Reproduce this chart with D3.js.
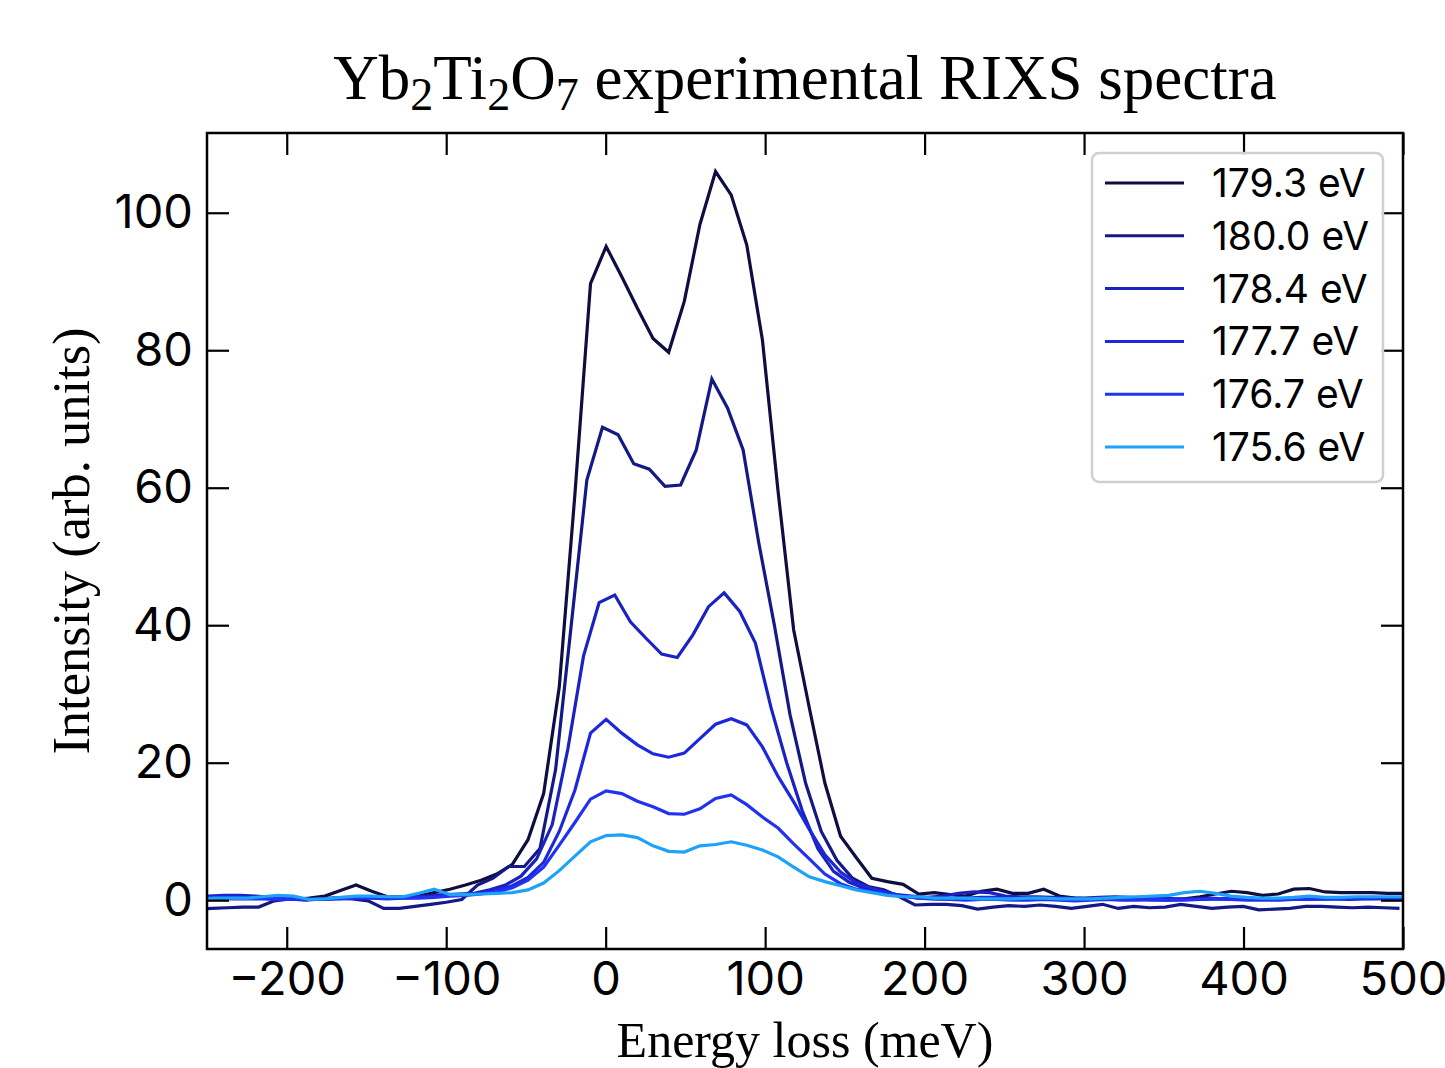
<!DOCTYPE html>
<html lang="en">
<head>
    <meta charset="UTF-8">
    <title>Yb2Ti2O7 experimental RIXS spectra</title>
    <script src="https://d3js.org/d3.v7.min.js"></script>
    <style>
        body { margin: 0; background: #fff; }
        .tick text { font-family: Inter, "Noto Sans", sans-serif; }
        .serif { font-family: "Liberation Serif", "DejaVu Serif", serif; }
    </style>
</head>
<body>
    <div id="chart"></div>
    <script>
        // Energy loss grid (meV), shared by all spectra
        const energy = [
            -254.5, -244.7, -234.9, -225.1, -215.3, -205.5, -195.7, -185.9, -176.1, -166.3,
            -156.5, -146.7, -136.9, -127.1, -117.3, -107.5, -97.7, -87.9, -78.1, -68.3,
            -58.5, -48.7, -38.9, -29.1, -19.3, -9.5, 0.3, 10.1, 19.9, 29.7,
            39.5, 49.3, 59.1, 68.9, 78.7, 88.5, 98.3, 108.1, 117.9, 127.7,
            137.5, 147.3, 157.1, 166.9, 176.7, 186.5, 196.3, 206.1, 215.9, 225.7,
            235.5, 245.3, 255.1, 264.9, 274.7, 284.5, 294.3, 304.1, 313.9, 323.7,
            333.5, 343.3, 353.1, 362.9, 372.7, 382.5, 392.3, 402.1, 411.9, 421.7,
            431.5, 441.3, 451.1, 460.9, 470.7, 480.5, 490.3, 500.1
        ];

        // Legend order
        const labels = ["179.3 eV", "180.0 eV", "178.4 eV", "177.7 eV", "176.7 eV", "175.6 eV"];
        const colors = ["#0e0e40", "#131985", "#1b22c2", "#1c28dc", "#2133f0", "#1ea2f8"];
        // small calibration offsets of each spectrum on the energy axis (meV)
        const energyShift = [0, -2.3, -4.4, 0, 0, 0];

        const s1793 = [
            0.4, 0.5, 0.6, 0.5, 0.3, 0.2, 0.1, 0.3, 0.6, 1.4, 2.2, 1.3, 0.5, 0.4, 0.6, 1.1, 1.6, 2.2,
            2.9, 3.8, 5.2, 8.8, 15.5, 31, 59, 89.7,
            95.1, 90.7, 86.1, 81.7, 79.7, 87.1, 98.3, 106.0, 102.6, 95.3, 81.5, 59.5, 39.3, 28.0, 17.0, 9.3, 6.2,
            3.2, 2.7, 2.3, 0.9, 1.1, 0.8, 0.6, 1.3, 1.6, 1.0, 1.0, 1.6, 0.6, 0.3, 0.2, 0.2, 0.2, 0.2,
            0.1, 0.1, 0.2, 0.5, 0.9, 1.3, 1.1, 0.7, 0.9, 1.6, 1.7, 1.2, 1.1, 1.1, 1.1, 1.0, 1.0
        ];
        const s1800 = [
            -1.3, -1.2, -1.1, -1.0, -1.0, -0.1, 0.2, 0.0, 0.2, 0.3, 0.2, -0.1, -1.2, -1.2, -0.9, -0.6, -0.3, 0.1,
            2.2, 3.2, 4.9, 4.9, 7.5, 19, 40, 61.1,
            68.8, 67.7, 63.5, 62.7, 60.2, 60.4, 65.5, 75.8, 71.6, 65.5, 52, 40, 27, 17, 10, 5.8, 3.2,
            2.0, 1.5, 0.5, -0.7, -0.6, -0.6, -0.8, -1.3, -1.0, -0.8, -0.9, -0.7, -0.9, -1.2, -0.9, -0.6,
            -1.2, -0.9, -1.1, -1.0, -0.6, -0.9, -1.2, -1.0, -0.9, -1.4, -1.3, -1.2, -0.9, -0.9, -1.0, -1.1, -1.0, -1.1, -1.2
        ];
        const s1784 = [
            0.6, 0.6, 0.7, 0.7, 0.6, 0.4, 0.3, 0.2, 0.2, 0.3, 0.4, 0.4, 0.3, 0.5, 0.5, 0.6, 0.8, 0.9,
            1.0, 1.5, 2.2, 3.5, 6.0, 11, 22, 35.5,
            43.3, 44.4, 40.5, 38.1, 35.8, 35.3, 38.6, 42.7, 44.7, 42.0, 37.4, 28, 20, 13, 7.5, 4.2, 2.6,
            1.7, 1.2, 0.8, 0.6, 0.4, 0.6, 1.0, 1.2, 1.1, 0.6, 0.5, 0.5, 0.4, 0.3, 0.3, 0.4, 0.5, 0.4,
            0.3, 0.3, 0.2, 0.2, 0.3, 0.2, 0.1, 0.1, 0.2, 0.2, 0.3, 0.2, 0.2, 0.1, 0.2, 0.3, 0.3
        ];
        const s1777 = [
            0.4, 0.5, 0.5, 0.4, 0.3, 0.3, 0.2, 0.1, 0.1, 0.2, 0.3, 0.4, 0.4, 0.3, 0.4, 0.5, 0.7, 0.8,
            1.0, 1.4, 2.1, 3.3, 5.5, 10, 16, 24.3,
            26.3, 24.3, 22.6, 21.3, 20.8, 21.4, 23.5, 25.6, 26.4, 25.5, 22.3, 18.0, 14.3, 10.3, 6.6, 4.1, 2.5,
            1.7, 1.1, 0.6, 0.3, 0.2, 0.2, 0.3, 0.4, 0.4, 0.3, 0.2, 0.1, 0.1, 0.0, 0.1, 0.2, 0.2,
            0.1, 0.0, 0.0, 0.1, 0.1, 0.2, 0.2, 0.1, 0.1, 0.0, 0.1, 0.2, 0.2, 0.3, 0.3, 0.2, 0.2, 0.3
        ];
        const s1767 = [
            0.3, 0.3, 0.2, 0.2, 0.2, 0.1, 0.1, 0.1, 0.2, 0.3, 0.3, 0.3, 0.2, 0.3, 0.3, 0.4, 0.6, 0.7,
            0.9, 1.2, 1.8, 2.9, 4.8, 8.0, 11.3, 14.7,
            15.9, 15.5, 14.4, 13.6, 12.6, 12.5, 13.3, 14.8, 15.3, 13.9, 12.1, 10.5, 8.2, 6.0, 3.8, 2.4, 1.6,
            1.2, 0.9, 0.6, 0.3, 0.2, 0.1, 0.0, 0.1, 0.1, 0.0, 0.0, 0.1, 0.0, -0.1, 0.0, 0.1, 0.0,
            0.0, 0.1, 0.0, 0.0, 0.1, 0.2, 0.1, 0.0, 0.0, 0.1, 0.1, 0.1, 0.2, 0.2, 0.3, 0.4, 0.3, 0.3
        ];
        const s1756 = [
            0.2, 0.3, 0.3, 0.3, 0.5, 0.7, 0.6, 0.1, 0.2, 0.4, 0.6, 0.6, 0.5, 0.5, 1.0, 1.6, 0.8, 0.8,
            0.9, 1.0, 1.1, 1.5, 2.5, 4.3, 6.4, 8.5,
            9.4, 9.5, 9.1, 7.9, 7.1, 7.0, 7.9, 8.1, 8.5, 8.0, 7.3, 6.3, 4.8, 3.4, 2.7, 2.1, 1.5,
            1.1, 0.7, 0.5, 0.5, 0.3, 0.3, 0.3, 0.2, 0.2, 0.2, 0.3, 0.3, 0.2, 0.2, 0.2, 0.3, 0.4,
            0.5, 0.6, 0.7, 1.1, 1.3, 1.0, 0.6, 0.4, 0.3, 0.3, 0.4, 0.6, 0.4, 0.4, 0.5, 0.5, 0.5, 0.5
        ];
        const spectra = [s1793, s1800, s1784, s1777, s1767, s1756];

        const xTicks = [-200, -100, 0, 100, 200, 300, 400, 500];
        const yTicks = [0, 20, 40, 60, 80, 100];
        const xDomain = [-250, 500];
        const yDomain = [-7.1, 111.6];

        // Layout
        const W = 1445, H = 1068;
        const margin = { top: 133, right: 42, bottom: 119, left: 207 };
        const width = W - margin.left - margin.right;
        const height = H - margin.top - margin.bottom;
        const tickLen = 22;

        const svg = d3.select("#chart").append("svg")
            .attr("width", W)
            .attr("height", H);

        const chart = svg.append("g")
            .attr("transform", `translate(${margin.left},${margin.top})`);

        const x = d3.scaleLinear().domain(xDomain).range([0, width]);
        const y = d3.scaleLinear().domain(yDomain).range([height, 0]);

        chart.append("clipPath").attr("id", "plot-clip")
            .append("rect").attr("width", width).attr("height", height);

        // spectra
        const line = d3.line()
            .x(d => x(d[0]))
            .y(d => y(d[1]));

        const lines = chart.append("g").attr("clip-path", "url(#plot-clip)");
        spectra.forEach((vals, i) => {
            const pts = vals.map((v, j) => [energy[j] + energyShift[i], v]);
            lines.append("path")
                .datum(pts)
                .attr("fill", "none")
                .attr("stroke", colors[i])
                .attr("stroke-width", 3.2)
                .attr("stroke-linejoin", "miter")
                .attr("d", line);
        });

        // Axes: ticks pointing inward on all four sides
        function styleAxis(g) {
            g.select(".domain").remove();
            g.selectAll(".tick line").attr("stroke", "#000").attr("stroke-width", 2.2);
            g.selectAll(".tick text").attr("fill", "#000").style("font-size", "47px");
        }

        chart.append("g")
            .attr("transform", `translate(0,${height})`)
            .call(d3.axisBottom(x).tickValues(xTicks).tickSize(-tickLen).tickPadding(13))
            .call(styleAxis);

        chart.append("g")
            .call(d3.axisTop(x).tickValues(xTicks).tickSize(-tickLen).tickFormat(""))
            .call(styleAxis);

        chart.append("g")
            .call(d3.axisLeft(y).tickValues(yTicks).tickSize(-tickLen).tickPadding(14))
            .call(styleAxis);

        chart.append("g")
            .attr("transform", `translate(${width},0)`)
            .call(d3.axisRight(y).tickValues(yTicks).tickSize(-tickLen).tickFormat(""))
            .call(styleAxis);

        // Frame
        chart.append("rect")
            .attr("width", width)
            .attr("height", height)
            .attr("fill", "none")
            .attr("stroke", "#000")
            .attr("stroke-width", 2.5);

        // Legend
        const legend = chart.append("g")
            .attr("transform", `translate(${width - 311},20)`);
        legend.append("rect")
            .attr("width", 291)
            .attr("height", 329)
            .attr("rx", 7)
            .attr("fill", "#fff")
            .attr("fill-opacity", 0.85)
            .attr("stroke", "#cfcfcf")
            .attr("stroke-width", 2.5);
        labels.forEach((lab, i) => {
            const ly = 30 + i * 52.8;
            legend.append("line")
                .attr("x1", 13).attr("x2", 92)
                .attr("y1", ly).attr("y2", ly)
                .attr("stroke", colors[i])
                .attr("stroke-width", 3);
            legend.append("text")
                .attr("x", 120)
                .attr("y", ly)
                .attr("dy", "0.36em")
                .style("font-family", "Inter, 'Noto Sans', sans-serif")
                .style("font-size", "39px")
                .attr("fill", "#000")
                .text(lab);
        });

        // Title with subscripts
        const title = svg.append("text")
            .attr("class", "serif")
            .attr("x", margin.left + width / 2)
            .attr("y", 99)
            .attr("text-anchor", "middle")
            .style("font-size", "63px")
            .attr("fill", "#000");
        const parts = [["Yb", 0], ["2", 1], ["Ti", 0], ["2", 1], ["O", 0], ["7", 1], [" experimental RIXS spectra", 0]];
        let prevSub = 0;
        parts.forEach(([t, sub]) => {
            const shift = (sub - prevSub) * 11;
            title.append("tspan")
                .attr("dy", shift)
                .style("font-size", sub ? "46px" : "63px")
                .text(t);
            prevSub = sub;
        });

        // Axis labels
        svg.append("text")
            .attr("class", "serif")
            .attr("x", margin.left + width / 2)
            .attr("y", 1057)
            .attr("text-anchor", "middle")
            .style("font-size", "50px")
            .attr("fill", "#000")
            .text("Energy loss (meV)");

        svg.append("text")
            .attr("class", "serif")
            .attr("transform", `translate(89,${margin.top + height / 2}) rotate(-90)`)
            .attr("text-anchor", "middle")
            .style("font-size", "52.5px")
            .attr("fill", "#000")
            .text("Intensity (arb. units)");
    </script>
</body>
</html>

◇ ◇ ◇ ◇ ◇

Set problem: Leave out any pictures and return exactly the lines from the beginning of the data through the line with "const energyShift = [0, -2.3, -4.4, 0, 0, 0];", inclusive.

The response:
Reproduce this chart with D3.js.
<!DOCTYPE html>
<html lang="en">
<head>
    <meta charset="UTF-8">
    <title>Yb2Ti2O7 experimental RIXS spectra</title>
    <script src="https://d3js.org/d3.v7.min.js"></script>
    <style>
        body { margin: 0; background: #fff; }
        .tick text { font-family: Inter, "Noto Sans", sans-serif; }
        .serif { font-family: "Liberation Serif", "DejaVu Serif", serif; }
    </style>
</head>
<body>
    <div id="chart"></div>
    <script>
        // Energy loss grid (meV), shared by all spectra
        const energy = [
            -254.5, -244.7, -234.9, -225.1, -215.3, -205.5, -195.7, -185.9, -176.1, -166.3,
            -156.5, -146.7, -136.9, -127.1, -117.3, -107.5, -97.7, -87.9, -78.1, -68.3,
            -58.5, -48.7, -38.9, -29.1, -19.3, -9.5, 0.3, 10.1, 19.9, 29.7,
            39.5, 49.3, 59.1, 68.9, 78.7, 88.5, 98.3, 108.1, 117.9, 127.7,
            137.5, 147.3, 157.1, 166.9, 176.7, 186.5, 196.3, 206.1, 215.9, 225.7,
            235.5, 245.3, 255.1, 264.9, 274.7, 284.5, 294.3, 304.1, 313.9, 323.7,
            333.5, 343.3, 353.1, 362.9, 372.7, 382.5, 392.3, 402.1, 411.9, 421.7,
            431.5, 441.3, 451.1, 460.9, 470.7, 480.5, 490.3, 500.1
        ];

        // Legend order
        const labels = ["179.3 eV", "180.0 eV", "178.4 eV", "177.7 eV", "176.7 eV", "175.6 eV"];
        const colors = ["#0e0e40", "#131985", "#1b22c2", "#1c28dc", "#2133f0", "#1ea2f8"];
        // small calibration offsets of each spectrum on the energy axis (meV)
        const energyShift = [0, -2.3, -4.4, 0, 0, 0];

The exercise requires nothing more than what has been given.